I felt like an orphaned puppy. “Right now, ma’am.”

“No, I mean, did you just think about it right now? It’s not even raining outside, and this talks about rain.” She did not complete her sentence. She just smiled.

“Yes, ma’am. I wrote it right now.” I didn’t know what else to say. I was unsure if I was happy.

I went home confused. But there was something else mixed with that confusion that was making it delicious. On the bus journey back home, I felt as if the world around me had changed, taken on a different hue and shade. I thought to myself, perhaps there is another world—a world with very few people in it, and very few words. In that world, language is powerful, sacred. People do not abuse it, and they work very hard to keep it simple. Their achievement in life is the fact that they have solved the complex problem of simplicity. Perhaps in this world, people did not receive much for what they were doing—just like nobody in school except my English teacher and a few other kindred souls wanted to read my essays. They would say that they did not understand anything, and that included my parents. I did not know what my thoughts meant. I certainly did not know where my essays stood with respect to this nascent realization. I just wanted, at that moment, to be part of that world.

It took me a little more than ten years to find that world—to feel at home. Now, I finally feel like I have found people who think, write, and feel the same way as I do. No, they are very different from me, but we share something common, something that is important for us. I do not have many publications, and every poet on Instagram has more readers than I do. Just like in high school, my parents still do not understand most of what I write. My mother told me the other day that my writing is boring. “You’re not a page-turner!” she said. It was funny.

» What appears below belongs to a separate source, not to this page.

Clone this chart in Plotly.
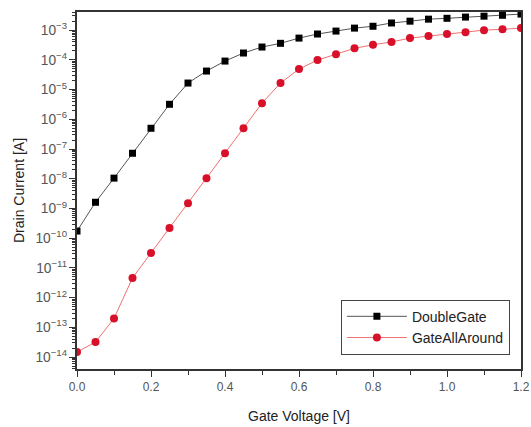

But unlike high school, I understand now that that world really is a big community of many writers. This community is spread across countries, absorbing voices and strength from little-known localities, towns, villages, and languages. Writers from diverse walks of life add edges to this community. In this online age, this community is a home to anyone who has felt the feelings that I did in high school. It is a school, a family, and an excursion of writers, artists, musicians, scientists, architects, and even those who are a bit of everything. Here, with people from places that I will never get to see, I feel at home. I write every day, and I am grateful to have something nice to read every night before going to bed. This is, after all, everything I had asked for.